# [GOAL]
Could you copy exactly the lines from the start of the records through the one containing "const fontSize = 19;", both included, and leave out the pictures?

# [RECORDS FOR THE TASK]

::::

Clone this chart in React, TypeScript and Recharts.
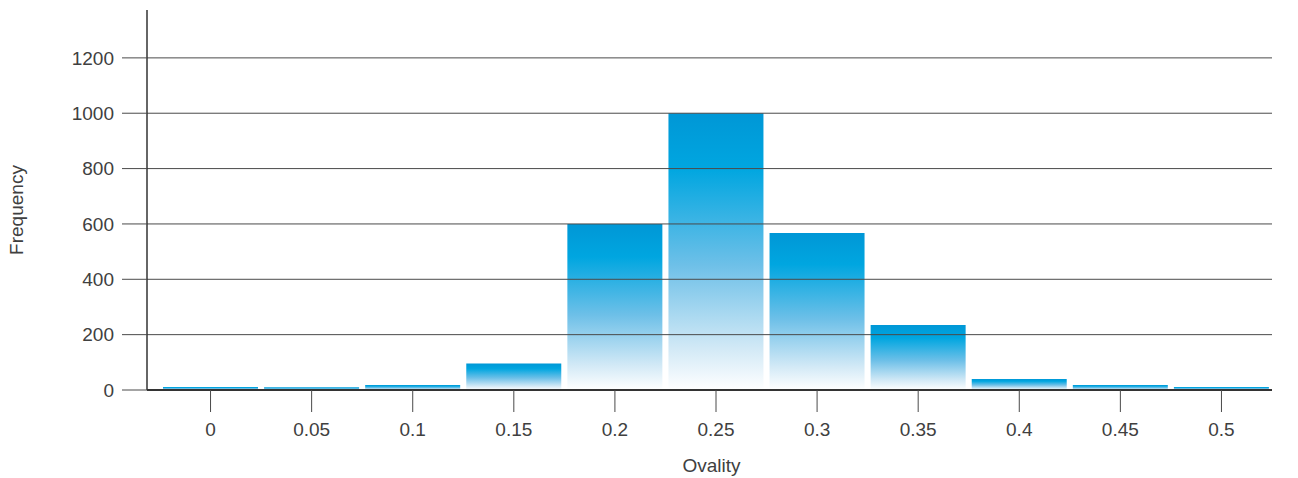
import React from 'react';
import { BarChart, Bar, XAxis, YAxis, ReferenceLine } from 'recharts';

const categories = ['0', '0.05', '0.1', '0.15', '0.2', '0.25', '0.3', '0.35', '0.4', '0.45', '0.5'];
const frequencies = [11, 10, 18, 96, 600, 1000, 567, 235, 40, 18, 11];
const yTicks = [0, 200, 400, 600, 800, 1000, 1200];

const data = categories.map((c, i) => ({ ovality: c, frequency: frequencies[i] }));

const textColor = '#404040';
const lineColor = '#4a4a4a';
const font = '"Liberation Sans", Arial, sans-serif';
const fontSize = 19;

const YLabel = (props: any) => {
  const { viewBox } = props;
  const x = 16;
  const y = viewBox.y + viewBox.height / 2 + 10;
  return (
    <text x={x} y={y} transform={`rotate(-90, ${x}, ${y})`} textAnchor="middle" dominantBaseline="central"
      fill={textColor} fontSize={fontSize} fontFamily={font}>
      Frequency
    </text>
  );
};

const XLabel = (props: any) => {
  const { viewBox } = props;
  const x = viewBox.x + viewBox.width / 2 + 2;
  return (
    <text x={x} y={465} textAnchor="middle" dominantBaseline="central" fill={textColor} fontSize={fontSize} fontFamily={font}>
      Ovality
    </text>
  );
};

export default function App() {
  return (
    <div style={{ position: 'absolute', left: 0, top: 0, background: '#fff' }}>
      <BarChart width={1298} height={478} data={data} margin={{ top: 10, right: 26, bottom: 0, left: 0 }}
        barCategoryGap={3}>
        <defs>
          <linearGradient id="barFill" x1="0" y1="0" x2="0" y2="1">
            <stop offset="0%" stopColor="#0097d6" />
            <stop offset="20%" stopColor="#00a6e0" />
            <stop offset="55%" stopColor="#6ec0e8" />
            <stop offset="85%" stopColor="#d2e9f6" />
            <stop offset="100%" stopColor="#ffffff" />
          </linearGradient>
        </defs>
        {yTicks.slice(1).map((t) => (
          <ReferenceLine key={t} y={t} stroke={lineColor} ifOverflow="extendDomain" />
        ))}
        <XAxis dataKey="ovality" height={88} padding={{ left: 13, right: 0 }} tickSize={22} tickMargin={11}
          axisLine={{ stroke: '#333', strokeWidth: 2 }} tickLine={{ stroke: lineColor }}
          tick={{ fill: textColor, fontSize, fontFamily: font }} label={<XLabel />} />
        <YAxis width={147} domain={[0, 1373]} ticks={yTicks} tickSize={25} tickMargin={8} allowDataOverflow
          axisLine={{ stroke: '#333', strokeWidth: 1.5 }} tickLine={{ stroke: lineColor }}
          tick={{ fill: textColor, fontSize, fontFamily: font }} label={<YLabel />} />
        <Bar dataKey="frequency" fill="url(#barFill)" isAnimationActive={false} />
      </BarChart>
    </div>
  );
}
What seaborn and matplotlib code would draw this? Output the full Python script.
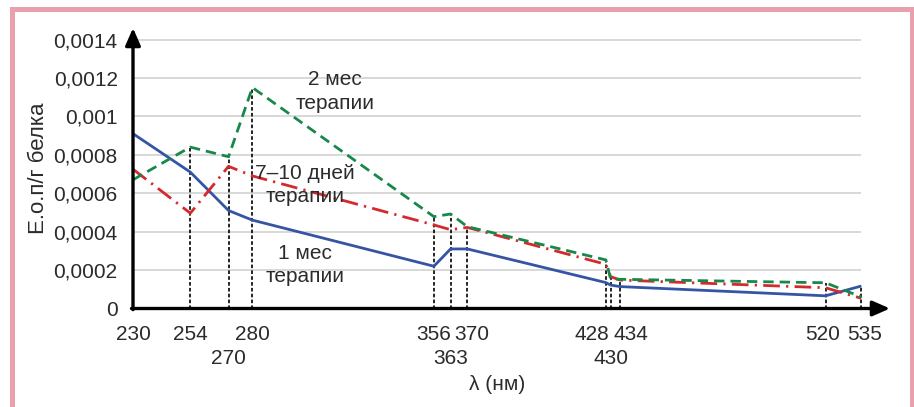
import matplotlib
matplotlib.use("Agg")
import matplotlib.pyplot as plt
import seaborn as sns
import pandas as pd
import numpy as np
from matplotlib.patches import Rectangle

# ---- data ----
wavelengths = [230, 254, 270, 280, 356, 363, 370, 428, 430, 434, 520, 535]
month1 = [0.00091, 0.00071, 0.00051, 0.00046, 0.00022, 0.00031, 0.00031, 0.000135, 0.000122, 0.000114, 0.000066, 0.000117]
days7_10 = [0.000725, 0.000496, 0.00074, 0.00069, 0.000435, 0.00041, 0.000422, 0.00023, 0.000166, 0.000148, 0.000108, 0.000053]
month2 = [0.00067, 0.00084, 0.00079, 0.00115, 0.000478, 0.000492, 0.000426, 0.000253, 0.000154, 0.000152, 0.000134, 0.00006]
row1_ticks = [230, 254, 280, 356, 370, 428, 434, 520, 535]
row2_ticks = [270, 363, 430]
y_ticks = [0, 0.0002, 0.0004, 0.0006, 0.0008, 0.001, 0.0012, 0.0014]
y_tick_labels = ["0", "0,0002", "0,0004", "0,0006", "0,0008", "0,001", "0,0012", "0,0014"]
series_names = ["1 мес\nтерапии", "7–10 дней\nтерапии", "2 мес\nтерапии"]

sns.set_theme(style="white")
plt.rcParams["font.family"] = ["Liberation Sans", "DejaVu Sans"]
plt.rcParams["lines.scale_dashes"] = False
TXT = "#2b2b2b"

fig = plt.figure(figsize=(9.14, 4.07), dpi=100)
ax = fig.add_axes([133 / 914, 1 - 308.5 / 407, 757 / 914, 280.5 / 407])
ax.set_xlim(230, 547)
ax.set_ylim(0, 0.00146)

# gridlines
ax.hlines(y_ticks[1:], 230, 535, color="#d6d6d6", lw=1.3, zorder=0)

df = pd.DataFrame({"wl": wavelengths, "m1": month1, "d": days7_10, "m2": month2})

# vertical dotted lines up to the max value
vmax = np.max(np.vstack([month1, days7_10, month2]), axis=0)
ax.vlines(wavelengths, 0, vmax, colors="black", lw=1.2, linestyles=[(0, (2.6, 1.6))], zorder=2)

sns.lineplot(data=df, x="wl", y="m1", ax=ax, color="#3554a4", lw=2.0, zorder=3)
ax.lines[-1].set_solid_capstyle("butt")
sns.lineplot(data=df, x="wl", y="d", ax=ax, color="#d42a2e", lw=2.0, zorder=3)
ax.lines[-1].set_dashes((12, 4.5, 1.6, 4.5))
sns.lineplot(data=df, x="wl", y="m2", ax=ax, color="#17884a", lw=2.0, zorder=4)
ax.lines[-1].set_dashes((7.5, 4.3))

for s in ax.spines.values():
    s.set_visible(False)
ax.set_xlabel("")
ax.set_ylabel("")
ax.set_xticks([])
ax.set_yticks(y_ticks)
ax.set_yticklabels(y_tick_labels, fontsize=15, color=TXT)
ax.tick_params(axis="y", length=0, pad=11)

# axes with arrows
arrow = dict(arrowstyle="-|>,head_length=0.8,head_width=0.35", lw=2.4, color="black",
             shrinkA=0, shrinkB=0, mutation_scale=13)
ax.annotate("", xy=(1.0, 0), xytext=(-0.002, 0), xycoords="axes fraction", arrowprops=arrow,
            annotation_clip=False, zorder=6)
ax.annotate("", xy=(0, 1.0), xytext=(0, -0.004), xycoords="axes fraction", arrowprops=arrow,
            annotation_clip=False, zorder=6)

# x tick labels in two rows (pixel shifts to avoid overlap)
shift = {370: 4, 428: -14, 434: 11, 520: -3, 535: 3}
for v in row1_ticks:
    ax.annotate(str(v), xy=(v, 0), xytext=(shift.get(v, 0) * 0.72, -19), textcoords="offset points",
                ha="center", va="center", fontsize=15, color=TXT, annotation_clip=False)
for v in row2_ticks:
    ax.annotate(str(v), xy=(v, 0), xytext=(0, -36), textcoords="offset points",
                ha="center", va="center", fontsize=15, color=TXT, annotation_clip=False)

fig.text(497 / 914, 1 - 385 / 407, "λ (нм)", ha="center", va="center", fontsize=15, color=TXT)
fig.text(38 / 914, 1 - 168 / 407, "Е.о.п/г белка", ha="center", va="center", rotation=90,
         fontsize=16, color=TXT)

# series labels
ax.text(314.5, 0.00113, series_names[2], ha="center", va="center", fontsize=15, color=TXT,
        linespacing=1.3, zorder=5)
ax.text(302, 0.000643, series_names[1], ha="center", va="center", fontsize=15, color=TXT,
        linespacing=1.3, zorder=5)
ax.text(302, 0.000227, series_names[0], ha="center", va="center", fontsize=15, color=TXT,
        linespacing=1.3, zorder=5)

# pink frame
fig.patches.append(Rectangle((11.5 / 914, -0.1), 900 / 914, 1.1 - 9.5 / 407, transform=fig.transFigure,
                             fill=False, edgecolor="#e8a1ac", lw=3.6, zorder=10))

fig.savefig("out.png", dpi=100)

::::

# [WRITTEN SOLUTION]
Clone this chart in React, TypeScript and Recharts.
import React from 'react';
import { BarChart, Bar, XAxis, YAxis, ReferenceLine } from 'recharts';

const categories = ['0', '0.05', '0.1', '0.15', '0.2', '0.25', '0.3', '0.35', '0.4', '0.45', '0.5'];
const frequencies = [11, 10, 18, 96, 600, 1000, 567, 235, 40, 18, 11];
const yTicks = [0, 200, 400, 600, 800, 1000, 1200];

const data = categories.map((c, i) => ({ ovality: c, frequency: frequencies[i] }));

const textColor = '#404040';
const lineColor = '#4a4a4a';
const font = '"Liberation Sans", Arial, sans-serif';
const fontSize = 19;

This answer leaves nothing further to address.